- **REQUIRED TASK**
Exclude images, then output the remaining data verbatim.

* * * *

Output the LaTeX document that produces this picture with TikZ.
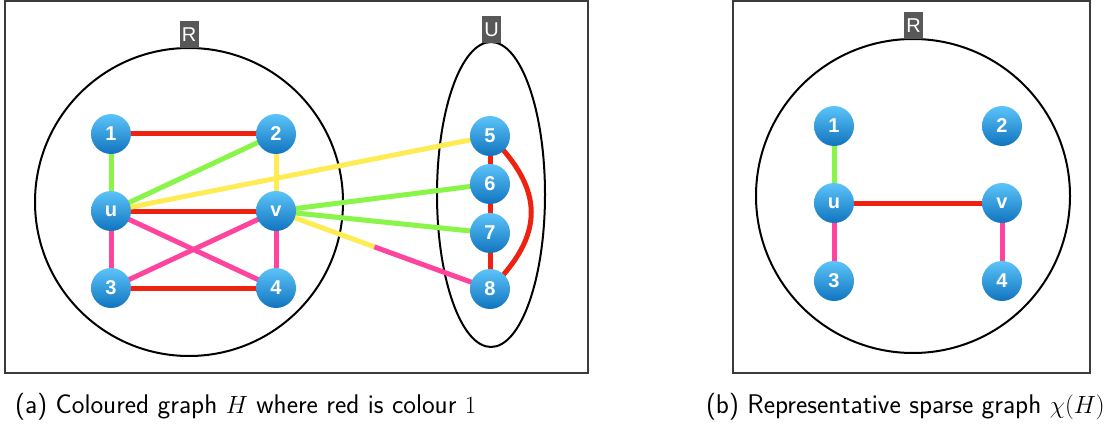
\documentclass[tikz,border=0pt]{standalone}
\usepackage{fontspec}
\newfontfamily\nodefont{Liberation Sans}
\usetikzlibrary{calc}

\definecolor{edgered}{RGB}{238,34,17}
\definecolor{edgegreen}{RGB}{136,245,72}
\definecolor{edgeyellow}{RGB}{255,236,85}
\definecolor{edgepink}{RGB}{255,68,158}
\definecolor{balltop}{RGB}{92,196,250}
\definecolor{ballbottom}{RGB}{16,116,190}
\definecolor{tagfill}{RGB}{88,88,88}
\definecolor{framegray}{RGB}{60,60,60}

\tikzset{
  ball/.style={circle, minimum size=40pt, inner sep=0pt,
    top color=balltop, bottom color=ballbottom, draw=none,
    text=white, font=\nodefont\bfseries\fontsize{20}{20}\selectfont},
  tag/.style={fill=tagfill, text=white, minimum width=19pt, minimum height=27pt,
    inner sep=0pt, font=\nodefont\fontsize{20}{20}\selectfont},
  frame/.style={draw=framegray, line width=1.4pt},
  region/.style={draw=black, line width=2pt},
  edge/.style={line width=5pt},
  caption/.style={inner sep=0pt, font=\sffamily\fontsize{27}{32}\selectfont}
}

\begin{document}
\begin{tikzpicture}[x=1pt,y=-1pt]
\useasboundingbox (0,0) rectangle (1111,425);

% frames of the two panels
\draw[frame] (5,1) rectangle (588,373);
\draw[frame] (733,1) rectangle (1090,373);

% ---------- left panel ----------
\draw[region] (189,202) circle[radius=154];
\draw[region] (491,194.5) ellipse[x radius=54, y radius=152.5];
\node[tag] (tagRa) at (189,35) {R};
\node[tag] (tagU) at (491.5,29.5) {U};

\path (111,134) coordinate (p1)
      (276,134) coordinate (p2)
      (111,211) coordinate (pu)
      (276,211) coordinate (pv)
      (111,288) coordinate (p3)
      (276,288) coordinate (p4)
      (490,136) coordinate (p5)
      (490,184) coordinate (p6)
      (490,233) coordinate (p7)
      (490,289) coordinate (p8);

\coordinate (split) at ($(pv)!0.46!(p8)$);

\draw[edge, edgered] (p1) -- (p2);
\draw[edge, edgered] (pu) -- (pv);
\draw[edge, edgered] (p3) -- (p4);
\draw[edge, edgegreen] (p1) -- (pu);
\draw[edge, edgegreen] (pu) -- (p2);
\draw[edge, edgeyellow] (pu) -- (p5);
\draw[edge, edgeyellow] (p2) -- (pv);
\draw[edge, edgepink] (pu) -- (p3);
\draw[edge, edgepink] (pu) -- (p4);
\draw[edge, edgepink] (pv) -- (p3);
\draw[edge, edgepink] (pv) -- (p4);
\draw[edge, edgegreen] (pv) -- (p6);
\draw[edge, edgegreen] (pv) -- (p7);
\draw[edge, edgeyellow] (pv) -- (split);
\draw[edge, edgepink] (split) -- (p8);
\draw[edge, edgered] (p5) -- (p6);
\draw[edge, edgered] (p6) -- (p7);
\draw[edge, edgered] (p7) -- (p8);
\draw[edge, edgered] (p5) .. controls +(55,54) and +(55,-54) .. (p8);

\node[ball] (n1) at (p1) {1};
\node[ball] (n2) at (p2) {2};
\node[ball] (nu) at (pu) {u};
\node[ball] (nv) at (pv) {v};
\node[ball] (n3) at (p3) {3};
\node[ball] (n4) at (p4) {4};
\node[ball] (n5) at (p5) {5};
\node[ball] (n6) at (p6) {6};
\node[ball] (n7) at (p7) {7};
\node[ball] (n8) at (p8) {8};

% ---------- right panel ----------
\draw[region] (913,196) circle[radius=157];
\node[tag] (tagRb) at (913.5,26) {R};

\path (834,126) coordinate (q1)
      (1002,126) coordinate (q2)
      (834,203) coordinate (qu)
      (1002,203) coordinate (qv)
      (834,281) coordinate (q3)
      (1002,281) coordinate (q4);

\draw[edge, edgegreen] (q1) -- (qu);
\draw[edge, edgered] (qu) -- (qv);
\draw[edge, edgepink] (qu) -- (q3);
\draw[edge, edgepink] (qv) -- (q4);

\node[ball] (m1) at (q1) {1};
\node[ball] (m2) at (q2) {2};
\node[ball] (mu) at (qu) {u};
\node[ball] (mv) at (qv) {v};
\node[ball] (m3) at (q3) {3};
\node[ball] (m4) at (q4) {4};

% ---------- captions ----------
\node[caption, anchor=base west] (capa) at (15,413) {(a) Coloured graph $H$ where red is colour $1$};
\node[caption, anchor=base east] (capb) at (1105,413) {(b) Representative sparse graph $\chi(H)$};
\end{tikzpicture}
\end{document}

* * * *

- **WORKED ANSWER**
Output the LaTeX document that produces this picture with TikZ.
\documentclass[tikz,border=0pt]{standalone}
\usepackage{fontspec}
\newfontfamily\nodefont{Liberation Sans}
\usetikzlibrary{calc}

\definecolor{edgered}{RGB}{238,34,17}
\definecolor{edgegreen}{RGB}{136,245,72}
\definecolor{edgeyellow}{RGB}{255,236,85}
\definecolor{edgepink}{RGB}{255,68,158}
\definecolor{balltop}{RGB}{92,196,250}
\definecolor{ballbottom}{RGB}{16,116,190}
\definecolor{tagfill}{RGB}{88,88,88}
\definecolor{framegray}{RGB}{60,60,60}

\tikzset{
  ball/.style={circle, minimum size=40pt, inner sep=0pt,
    top color=balltop, bottom color=ballbottom, draw=none,
    text=white, font=\nodefont\bfseries\fontsize{20}{20}\selectfont},
  tag/.style={fill=tagfill, text=white, minimum width=19pt, minimum height=27pt,
    inner sep=0pt, font=\nodefont\fontsize{20}{20}\selectfont},
  frame/.style={draw=framegray, line width=1.4pt},
  region/.style={draw=black, line width=2pt},
  edge/.style={line width=5pt},
  caption/.style={inner sep=0pt, font=\sffamily\fontsize{27}{32}\selectfont}
}

\begin{document}
\begin{tikzpicture}[x=1pt,y=-1pt]
\useasboundingbox (0,0) rectangle (1111,425);

% frames of the two panels
\draw[frame] (5,1) rectangle (588,373);
\draw[frame] (733,1) rectangle (1090,373);

% ---------- left panel ----------
\draw[region] (189,202) circle[radius=154];
\draw[region] (491,194.5) ellipse[x radius=54, y radius=152.5];
\node[tag] (tagRa) at (189,35) {R};
\node[tag] (tagU) at (491.5,29.5) {U};

\path (111,134) coordinate (p1)
      (276,134) coordinate (p2)
      (111,211) coordinate (pu)
      (276,211) coordinate (pv)
      (111,288) coordinate (p3)
      (276,288) coordinate (p4)
      (490,136) coordinate (p5)
      (490,184) coordinate (p6)
      (490,233) coordinate (p7)
      (490,289) coordinate (p8);

\coordinate (split) at ($(pv)!0.46!(p8)$);

\draw[edge, edgered] (p1) -- (p2);
\draw[edge, edgered] (pu) -- (pv);
\draw[edge, edgered] (p3) -- (p4);
\draw[edge, edgegreen] (p1) -- (pu);
\draw[edge, edgegreen] (pu) -- (p2);
\draw[edge, edgeyellow] (pu) -- (p5);
\draw[edge, edgeyellow] (p2) -- (pv);
\draw[edge, edgepink] (pu) -- (p3);
\draw[edge, edgepink] (pu) -- (p4);
\draw[edge, edgepink] (pv) -- (p3);
\draw[edge, edgepink] (pv) -- (p4);
\draw[edge, edgegreen] (pv) -- (p6);
\draw[edge, edgegreen] (pv) -- (p7);
\draw[edge, edgeyellow] (pv) -- (split);
\draw[edge, edgepink] (split) -- (p8);
\draw[edge, edgered] (p5) -- (p6);
\draw[edge, edgered] (p6) -- (p7);
\draw[edge, edgered] (p7) -- (p8);
\draw[edge, edgered] (p5) .. controls +(55,54) and +(55,-54) .. (p8);

\node[ball] (n1) at (p1) {1};
\node[ball] (n2) at (p2) {2};
\node[ball] (nu) at (pu) {u};
\node[ball] (nv) at (pv) {v};
\node[ball] (n3) at (p3) {3};
\node[ball] (n4) at (p4) {4};
\node[ball] (n5) at (p5) {5};
\node[ball] (n6) at (p6) {6};
\node[ball] (n7) at (p7) {7};
\node[ball] (n8) at (p8) {8};

% ---------- right panel ----------
\draw[region] (913,196) circle[radius=157];
\node[tag] (tagRb) at (913.5,26) {R};

\path (834,126) coordinate (q1)
      (1002,126) coordinate (q2)
      (834,203) coordinate (qu)
      (1002,203) coordinate (qv)
      (834,281) coordinate (q3)
      (1002,281) coordinate (q4);

\draw[edge, edgegreen] (q1) -- (qu);
\draw[edge, edgered] (qu) -- (qv);
\draw[edge, edgepink] (qu) -- (q3);
\draw[edge, edgepink] (qv) -- (q4);

\node[ball] (m1) at (q1) {1};
\node[ball] (m2) at (q2) {2};
\node[ball] (mu) at (qu) {u};
\node[ball] (mv) at (qv) {v};
\node[ball] (m3) at (q3) {3};
\node[ball] (m4) at (q4) {4};

% ---------- captions ----------
\node[caption, anchor=base west] (capa) at (15,413) {(a) Coloured graph $H$ where red is colour $1$};
\node[caption, anchor=base east] (capb) at (1105,413) {(b) Representative sparse graph $\chi(H)$};
\end{tikzpicture}
\end{document}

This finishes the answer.